REQUEST: Your task is to copy the listing exactly, with the pictures left out.

· · ·

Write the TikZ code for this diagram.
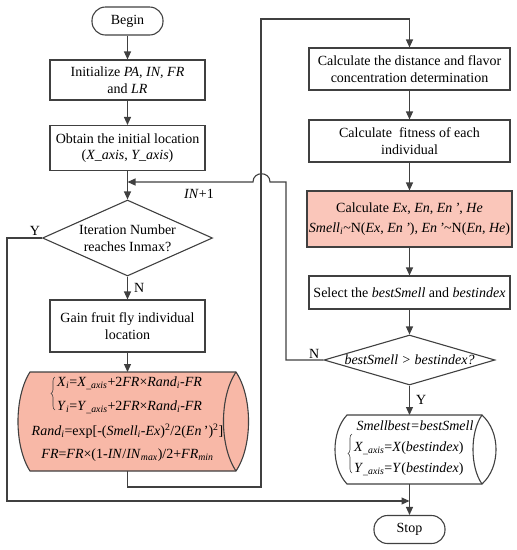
\documentclass[tikz,border=0pt]{standalone}
\usepackage{fontspec}
\setmainfont{Liberation Serif}
\usetikzlibrary{shapes.geometric,arrows.meta,decorations.pathreplacing}
\definecolor{ln}{RGB}{64,64,64}
\definecolor{pinkbox}{RGB}{250,198,186}
\definecolor{pinkcyl}{RGB}{248,184,167}
\begin{document}
\begin{tikzpicture}[x=1pt,y=-1pt,
  font=\fontsize{14}{16.5}\selectfont,
  box/.style={draw=ln, line width=1.1pt, rectangle, align=center, inner sep=2pt},
  term/.style={draw=ln, line width=1.1pt, rounded corners=13.5pt, minimum width=71pt, minimum height=28pt},
  dia/.style={draw=ln, line width=1.1pt, diamond, inner sep=0pt},
  arr/.style={draw=ln, line width=1.1pt, -{Triangle[length=8pt,width=7pt]}},
  con/.style={draw=ln, line width=1.1pt},
  brc/.style={draw=ln, line width=0.6pt, decorate, decoration={brace, amplitude=4pt}},
  lbl/.style={inner sep=1pt}]
\useasboundingbox (0,0) rectangle (517,550);
% left column
\node[term] (begin) at (127.5,21) {Begin};
\node[box, minimum width=155pt, minimum height=40pt] (init) at (127.5,80) {Initialize \textit{PA, IN, FR}\\and \textit{LR}};
\node[box, minimum width=155pt, minimum height=45pt] (obtain) at (127.5,148) {Obtain the initial location\\(\textit{X\_axis}, \textit{Y\_axis})};
\node[dia, minimum width=170pt, minimum height=76pt] (d1) at (127.5,238) {};
\node[align=center] (d1t) at (d1.center) {Iteration Number\\reaches Inmax?};
\node[box, minimum width=155pt, minimum height=52pt] (gain) at (127.5,326) {Gain fruit fly individual\\location};
% cylinder 1
\path[draw=ln, line width=1.1pt, fill=pinkcyl] (30,372) -- (236,372) .. controls (252.7,397) and (252.7,446) .. (236,471) -- (30,471) .. controls (14,446) and (14,397) .. (30,372) -- cycle;
\draw[con] (236,372) .. controls (219.3,397) and (219.3,446) .. (236,471);
\coordinate (cyl1n) at (127.5,372);
\coordinate (cyl1s) at (127.5,471);
\node[anchor=west, inner sep=0pt] (f1) at (57,383) {\textit{X}\textsubscript{\textit{i}}=\textit{X}\textsubscript{\textit{\_axis}}+2\textit{FR}×\textit{Rand}\textsubscript{\textit{i}}-\textit{FR}};
\node[anchor=west, inner sep=0pt] (f2) at (57,407) {\textit{Y}\textsubscript{\textit{i}}=\textit{Y}\textsubscript{\textit{\_axis}}+2\textit{FR}×\textit{Rand}\textsubscript{\textit{i}}-\textit{FR}};
\draw[brc] (55,410) -- (55,377);
\node (f3) at (127.5,431) {\textit{Rand}\textsubscript{\textit{i}}=exp[-(\textit{Smell}\textsubscript{\textit{i}}-\textit{Ex})\textsuperscript{2}/2(\textit{En}\,’)\textsuperscript{2}]};
\node (f4) at (127.5,455) {\textit{FR}=\textit{FR}×(1-\textit{IN}/\textit{IN}\textsubscript{\textit{max}})/2+\textit{FR}\textsubscript{\textit{min}}};
% right column
\node[box, minimum width=201pt, minimum height=42pt] (box1) at (409.5,69) {Calculate the distance and flavor\\concentration determination};
\node[box, minimum width=201pt, minimum height=42pt] (box2) at (409.5,141) {Calculate\ \ fitness of each\\individual};
\node[box, fill=pinkbox, minimum width=201pt, minimum height=56pt, font=\fontsize{14}{20}\selectfont] (calc) at (409.5,219) {Calculate \textit{Ex}, \textit{En}, \textit{En\,’}, \textit{He}\\\textit{Smell}\textsubscript{\textit{i}}\textasciitilde N(\textit{Ex}, \textit{En\,’}), \textit{En\,’}\textasciitilde N(\textit{En}, \textit{He})};
\node[box, minimum width=201pt, minimum height=33pt] (sel) at (409.5,292.5) {Select the \textit{bestSmell} and \textit{bestindex}};
\node[dia, minimum width=171pt, minimum height=50pt] (d2) at (409.5,360) {};
\node (d2t) at (d2.center) {\textit{bestSmell > bestindex?}};
% cylinder 2
\path[draw=ln, line width=1.1pt, fill=white] (347,415) -- (482,415) .. controls (500.7,432) and (500.7,467) .. (482,484) -- (347,484) .. controls (331,467) and (331,432) .. (347,415) -- cycle;
\draw[con] (482,415) .. controls (470,432) and (470,467) .. (482,484);
\coordinate (cyl2n) at (409.5,415);
\coordinate (cyl2s) at (409.5,484);
\node (g1) at (415,426) {\textit{Smellbest=bestSmell}};
\node[anchor=west, inner sep=0pt] (g2) at (354,448) {\textit{X}\textsubscript{\textit{\_axis}}=\textit{X}(\textit{bestindex})};
\node[anchor=west, inner sep=0pt] (g3) at (354,469) {\textit{Y}\textsubscript{\textit{\_axis}}=\textit{Y}(\textit{bestindex})};
\draw[brc] (352,473) -- (352,434);
\node[term] (stop) at (409.5,529.5) {Stop};
% connectors
\draw[arr] (begin) -- (init);
\draw[arr] (init) -- (obtain);
\draw[arr] (obtain) -- (d1);
\draw[arr] (d1) -- node[right, lbl, xshift=5pt] (nlab1) {N} (gain);
\draw[arr] (gain) -- (cyl1n);
\coordinate (lp1) at (261,487);
\coordinate (lp2) at (261,19);
\draw[arr] (cyl1s) |- (lp1) -- (lp2) -| (box1.north);
\draw[arr] (box1) -- (box2);
\draw[arr] (box2) -- (calc);
\draw[arr] (calc) -- (sel);
\draw[arr] (sel) -- (d2);
\draw[arr] (d2) -- node[right, lbl, xshift=5pt] (ylab2) {Y} (cyl2n);
\draw[arr] (cyl2s) -- (stop);
\coordinate (yc) at (7,501);
\coordinate (ym) at (409.5,501);
\draw[arr] (d1.west) -| node[pos=0.1, above, lbl, yshift=1pt] (ylab1) {Y} (yc) -- (ym);
\coordinate (nc1) at (286,360);
\coordinate (nc2) at (286,182);
\coordinate (jr) at (270,182);
\coordinate (jl) at (253,182);
\coordinate (im) at (127.5,182);
\draw[arr] (d2.west) -- node[pos=0.25, above, lbl] (nlab2) {N} (nc1) -- (nc2) -- (jr) .. controls (270,171) and (253,171) .. (jl) -- (im);
\node (inp1) at (199,194) {\textit{IN}+1};
\end{tikzpicture}
\end{document}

· · ·

SOLUTION TO THIS EXERCISE:
Write the TikZ code for this diagram.
\documentclass[tikz,border=0pt]{standalone}
\usepackage{fontspec}
\setmainfont{Liberation Serif}
\usetikzlibrary{shapes.geometric,arrows.meta,decorations.pathreplacing}
\definecolor{ln}{RGB}{64,64,64}
\definecolor{pinkbox}{RGB}{250,198,186}
\definecolor{pinkcyl}{RGB}{248,184,167}
\begin{document}
\begin{tikzpicture}[x=1pt,y=-1pt,
  font=\fontsize{14}{16.5}\selectfont,
  box/.style={draw=ln, line width=1.1pt, rectangle, align=center, inner sep=2pt},
  term/.style={draw=ln, line width=1.1pt, rounded corners=13.5pt, minimum width=71pt, minimum height=28pt},
  dia/.style={draw=ln, line width=1.1pt, diamond, inner sep=0pt},
  arr/.style={draw=ln, line width=1.1pt, -{Triangle[length=8pt,width=7pt]}},
  con/.style={draw=ln, line width=1.1pt},
  brc/.style={draw=ln, line width=0.6pt, decorate, decoration={brace, amplitude=4pt}},
  lbl/.style={inner sep=1pt}]
\useasboundingbox (0,0) rectangle (517,550);
% left column
\node[term] (begin) at (127.5,21) {Begin};
\node[box, minimum width=155pt, minimum height=40pt] (init) at (127.5,80) {Initialize \textit{PA, IN, FR}\\and \textit{LR}};
\node[box, minimum width=155pt, minimum height=45pt] (obtain) at (127.5,148) {Obtain the initial location\\(\textit{X\_axis}, \textit{Y\_axis})};
\node[dia, minimum width=170pt, minimum height=76pt] (d1) at (127.5,238) {};
\node[align=center] (d1t) at (d1.center) {Iteration Number\\reaches Inmax?};
\node[box, minimum width=155pt, minimum height=52pt] (gain) at (127.5,326) {Gain fruit fly individual\\location};
% cylinder 1
\path[draw=ln, line width=1.1pt, fill=pinkcyl] (30,372) -- (236,372) .. controls (252.7,397) and (252.7,446) .. (236,471) -- (30,471) .. controls (14,446) and (14,397) .. (30,372) -- cycle;
\draw[con] (236,372) .. controls (219.3,397) and (219.3,446) .. (236,471);
\coordinate (cyl1n) at (127.5,372);
\coordinate (cyl1s) at (127.5,471);
\node[anchor=west, inner sep=0pt] (f1) at (57,383) {\textit{X}\textsubscript{\textit{i}}=\textit{X}\textsubscript{\textit{\_axis}}+2\textit{FR}×\textit{Rand}\textsubscript{\textit{i}}-\textit{FR}};
\node[anchor=west, inner sep=0pt] (f2) at (57,407) {\textit{Y}\textsubscript{\textit{i}}=\textit{Y}\textsubscript{\textit{\_axis}}+2\textit{FR}×\textit{Rand}\textsubscript{\textit{i}}-\textit{FR}};
\draw[brc] (55,410) -- (55,377);
\node (f3) at (127.5,431) {\textit{Rand}\textsubscript{\textit{i}}=exp[-(\textit{Smell}\textsubscript{\textit{i}}-\textit{Ex})\textsuperscript{2}/2(\textit{En}\,’)\textsuperscript{2}]};
\node (f4) at (127.5,455) {\textit{FR}=\textit{FR}×(1-\textit{IN}/\textit{IN}\textsubscript{\textit{max}})/2+\textit{FR}\textsubscript{\textit{min}}};
% right column
\node[box, minimum width=201pt, minimum height=42pt] (box1) at (409.5,69) {Calculate the distance and flavor\\concentration determination};
\node[box, minimum width=201pt, minimum height=42pt] (box2) at (409.5,141) {Calculate\ \ fitness of each\\individual};
\node[box, fill=pinkbox, minimum width=201pt, minimum height=56pt, font=\fontsize{14}{20}\selectfont] (calc) at (409.5,219) {Calculate \textit{Ex}, \textit{En}, \textit{En\,’}, \textit{He}\\\textit{Smell}\textsubscript{\textit{i}}\textasciitilde N(\textit{Ex}, \textit{En\,’}), \textit{En\,’}\textasciitilde N(\textit{En}, \textit{He})};
\node[box, minimum width=201pt, minimum height=33pt] (sel) at (409.5,292.5) {Select the \textit{bestSmell} and \textit{bestindex}};
\node[dia, minimum width=171pt, minimum height=50pt] (d2) at (409.5,360) {};
\node (d2t) at (d2.center) {\textit{bestSmell > bestindex?}};
% cylinder 2
\path[draw=ln, line width=1.1pt, fill=white] (347,415) -- (482,415) .. controls (500.7,432) and (500.7,467) .. (482,484) -- (347,484) .. controls (331,467) and (331,432) .. (347,415) -- cycle;
\draw[con] (482,415) .. controls (470,432) and (470,467) .. (482,484);
\coordinate (cyl2n) at (409.5,415);
\coordinate (cyl2s) at (409.5,484);
\node (g1) at (415,426) {\textit{Smellbest=bestSmell}};
\node[anchor=west, inner sep=0pt] (g2) at (354,448) {\textit{X}\textsubscript{\textit{\_axis}}=\textit{X}(\textit{bestindex})};
\node[anchor=west, inner sep=0pt] (g3) at (354,469) {\textit{Y}\textsubscript{\textit{\_axis}}=\textit{Y}(\textit{bestindex})};
\draw[brc] (352,473) -- (352,434);
\node[term] (stop) at (409.5,529.5) {Stop};
% connectors
\draw[arr] (begin) -- (init);
\draw[arr] (init) -- (obtain);
\draw[arr] (obtain) -- (d1);
\draw[arr] (d1) -- node[right, lbl, xshift=5pt] (nlab1) {N} (gain);
\draw[arr] (gain) -- (cyl1n);
\coordinate (lp1) at (261,487);
\coordinate (lp2) at (261,19);
\draw[arr] (cyl1s) |- (lp1) -- (lp2) -| (box1.north);
\draw[arr] (box1) -- (box2);
\draw[arr] (box2) -- (calc);
\draw[arr] (calc) -- (sel);
\draw[arr] (sel) -- (d2);
\draw[arr] (d2) -- node[right, lbl, xshift=5pt] (ylab2) {Y} (cyl2n);
\draw[arr] (cyl2s) -- (stop);
\coordinate (yc) at (7,501);
\coordinate (ym) at (409.5,501);
\draw[arr] (d1.west) -| node[pos=0.1, above, lbl, yshift=1pt] (ylab1) {Y} (yc) -- (ym);
\coordinate (nc1) at (286,360);
\coordinate (nc2) at (286,182);
\coordinate (jr) at (270,182);
\coordinate (jl) at (253,182);
\coordinate (im) at (127.5,182);
\draw[arr] (d2.west) -- node[pos=0.25, above, lbl] (nlab2) {N} (nc1) -- (nc2) -- (jr) .. controls (270,171) and (253,171) .. (jl) -- (im);
\node (inp1) at (199,194) {\textit{IN}+1};
\end{tikzpicture}
\end{document}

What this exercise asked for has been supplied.